> **Problem requirements**
Pictures in the data below are not part of the copy; transcribe everything else exactly.
#####
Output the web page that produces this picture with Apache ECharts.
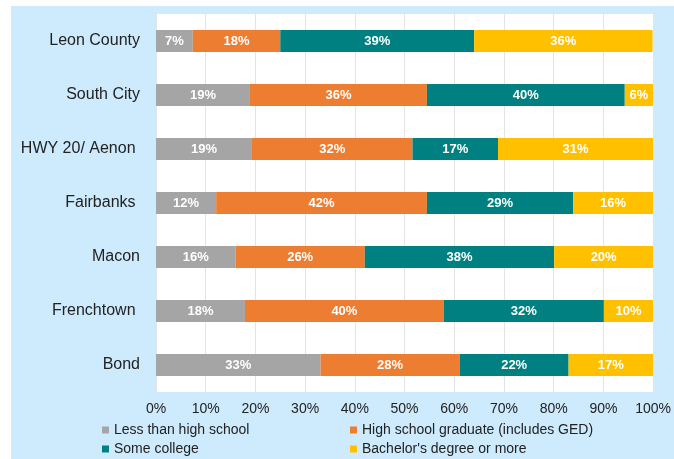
<!DOCTYPE html>
<html>
<head>
<meta charset="utf-8">
<script src="https://cdn.jsdelivr.net/npm/echarts@6/dist/echarts.min.js"></script>
<style>
html,body{margin:0;padding:0;background:#fff;}
#bg{position:absolute;left:11px;top:6px;width:663px;height:453px;background:#cdebfd;}
#chart{position:absolute;left:0;top:0;width:674px;height:459px;}
</style>
</head>
<body>
<div id="bg"></div>
<div id="chart"></div>
<script>
// areas, top to bottom
var areas = ['Leon County', 'South City', 'HWY 20/ Aenon ', 'Fairbanks ', 'Macon', 'Frenchtown ', 'Bond'];
// share of adults by education level (%)
var lessThanHS = [7.4, 18.9, 19.3, 12.1, 16.0, 17.9, 33.1];
var hsGraduate = [17.6, 35.6, 32.3, 42.4, 26.0, 40.0, 28.0];
var someCollege = [39.0, 39.8, 17.2, 29.4, 38.1, 32.2, 21.9];
var bachelors = [35.9, 5.7, 31.2, 16.1, 19.9, 9.9, 17.0];

var font = 'Liberation Sans, Arial, sans-serif';

function bar(name, data, color) {
    return {
        name: name,
        type: 'bar',
        stack: 'total',
        barWidth: 22,
        data: data,
        itemStyle: {color: color},
        label: {
            show: true,
            position: 'inside',
            color: '#fff',
            fontWeight: 'bold',
            fontSize: 13,
            fontFamily: font,
            formatter: function (p) { return Math.round(p.value) + '%'; }
        }
    };
}

// one legend per item so the two columns line up like the original
function legendItem(name, left, top) {
    return {
        data: [name], left: left, top: top, padding: 0,
        itemWidth: 7, itemHeight: 7, icon: 'rect', itemGap: 4,
        textStyle: {fontSize: 14, color: '#222', fontFamily: font}
    };
}

var myChart = echarts.init(document.getElementById('chart'));
myChart.setOption({
    animation: false,
    grid: {
        left: 156, right: 18, top: 14, bottom: 67,
        show: true, backgroundColor: '#fff', borderWidth: 0
    },
    legend: [
        legendItem('Less than high school', 102, 423),
        legendItem('High school graduate (includes GED)', 350, 423),
        legendItem('Some college', 102, 442),
        legendItem("Bachelor's degree or more", 350, 442)
    ],
    xAxis: {
        type: 'value', min: 0, max: 100, interval: 10,
        axisLine: {show: false}, axisTick: {show: false},
        splitLine: {lineStyle: {color: '#e4e4e4'}},
        axisLabel: {formatter: '{value}%', fontSize: 14, color: '#222', margin: 10, fontFamily: font}
    },
    yAxis: {
        type: 'category', data: areas, inverse: true,
        axisLine: {show: false}, axisTick: {show: false},
        axisLabel: {fontSize: 16, color: '#222', margin: 16, fontFamily: font}
    },
    series: [
        bar('Less than high school', lessThanHS, '#a5a5a5'),
        bar('High school graduate (includes GED)', hsGraduate, '#ed7d31'),
        bar('Some college', someCollege, '#008080'),
        bar("Bachelor's degree or more", bachelors, '#ffc000')
    ]
});
</script>
</body>
</html>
#####
> **Worked answer**
Output the web page that produces this picture with Apache ECharts.
<!DOCTYPE html>
<html>
<head>
<meta charset="utf-8">
<script src="https://cdn.jsdelivr.net/npm/echarts@6/dist/echarts.min.js"></script>
<style>
html,body{margin:0;padding:0;background:#fff;}
#bg{position:absolute;left:11px;top:6px;width:663px;height:453px;background:#cdebfd;}
#chart{position:absolute;left:0;top:0;width:674px;height:459px;}
</style>
</head>
<body>
<div id="bg"></div>
<div id="chart"></div>
<script>
// areas, top to bottom
var areas = ['Leon County', 'South City', 'HWY 20/ Aenon ', 'Fairbanks ', 'Macon', 'Frenchtown ', 'Bond'];
// share of adults by education level (%)
var lessThanHS = [7.4, 18.9, 19.3, 12.1, 16.0, 17.9, 33.1];
var hsGraduate = [17.6, 35.6, 32.3, 42.4, 26.0, 40.0, 28.0];
var someCollege = [39.0, 39.8, 17.2, 29.4, 38.1, 32.2, 21.9];
var bachelors = [35.9, 5.7, 31.2, 16.1, 19.9, 9.9, 17.0];

var font = 'Liberation Sans, Arial, sans-serif';

function bar(name, data, color) {
    return {
        name: name,
        type: 'bar',
        stack: 'total',
        barWidth: 22,
        data: data,
        itemStyle: {color: color},
        label: {
            show: true,
            position: 'inside',
            color: '#fff',
            fontWeight: 'bold',
            fontSize: 13,
            fontFamily: font,
            formatter: function (p) { return Math.round(p.value) + '%'; }
        }
    };
}

// one legend per item so the two columns line up like the original
function legendItem(name, left, top) {
    return {
        data: [name], left: left, top: top, padding: 0,
        itemWidth: 7, itemHeight: 7, icon: 'rect', itemGap: 4,
        textStyle: {fontSize: 14, color: '#222', fontFamily: font}
    };
}

var myChart = echarts.init(document.getElementById('chart'));
myChart.setOption({
    animation: false,
    grid: {
        left: 156, right: 18, top: 14, bottom: 67,
        show: true, backgroundColor: '#fff', borderWidth: 0
    },
    legend: [
        legendItem('Less than high school', 102, 423),
        legendItem('High school graduate (includes GED)', 350, 423),
        legendItem('Some college', 102, 442),
        legendItem("Bachelor's degree or more", 350, 442)
    ],
    xAxis: {
        type: 'value', min: 0, max: 100, interval: 10,
        axisLine: {show: false}, axisTick: {show: false},
        splitLine: {lineStyle: {color: '#e4e4e4'}},
        axisLabel: {formatter: '{value}%', fontSize: 14, color: '#222', margin: 10, fontFamily: font}
    },
    yAxis: {
        type: 'category', data: areas, inverse: true,
        axisLine: {show: false}, axisTick: {show: false},
        axisLabel: {fontSize: 16, color: '#222', margin: 16, fontFamily: font}
    },
    series: [
        bar('Less than high school', lessThanHS, '#a5a5a5'),
        bar('High school graduate (includes GED)', hsGraduate, '#ed7d31'),
        bar('Some college', someCollege, '#008080'),
        bar("Bachelor's degree or more", bachelors, '#ffc000')
    ]
});
</script>
</body>
</html>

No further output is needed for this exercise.